In the case of debt capital, the startup capital is a debt that must be repaid. Businesses seeking funding through debt capital need to demonstrate with their business plans that they have the capability to repay the funds on a reasonable schedule, and they will also pay interest and other fees associated with the loans. Banks provide loans and people may also get loans from friends, families, and government lending programs designed to create business incentives.
Equity capital is money given to a business venture in exchange for a share in the venture. Investors and venture capitalists often provide funding in the case of equity capital. The size of the share in the business is negotiated in the process of discussing the amount of funds being contributed. Equity capital has the advantage of not requiring repayment over time, but it may also result in having less control over a business. While negotiating this type of startup capital, people also need to think in the long term when considering how to divide shares in the business.
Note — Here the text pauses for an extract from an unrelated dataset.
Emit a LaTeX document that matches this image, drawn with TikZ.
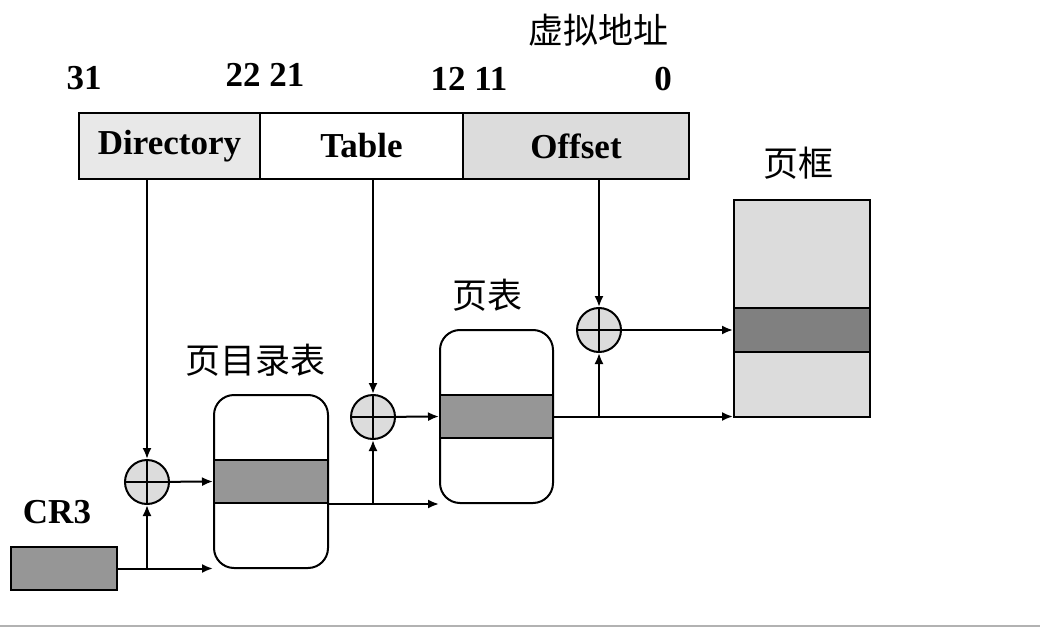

People preparing to start new businesses generally must estimate how much money they need to get the business started, considering immediate expenses like setting up premises, along with short-term funding needs to keep the business going until money starts coming in. Consultants may be used to develop a reasonable and accurate estimate. This estimate is taken to potential sources of startup capital to negotiate loans or investments and is accompanied with business projects to give people an idea of the kind of returns they can expect.
Businesses may require multiple funding rounds to be successful. It is not uncommon for two or three rounds of funding to be solicited before a business gets off its feet, especially if the business concept is ambitious or complicated. Investors and lenders try to expect the unexpected when it comes to startup capital needs so they are not surprised if the costs of starting the business run over the original estimate.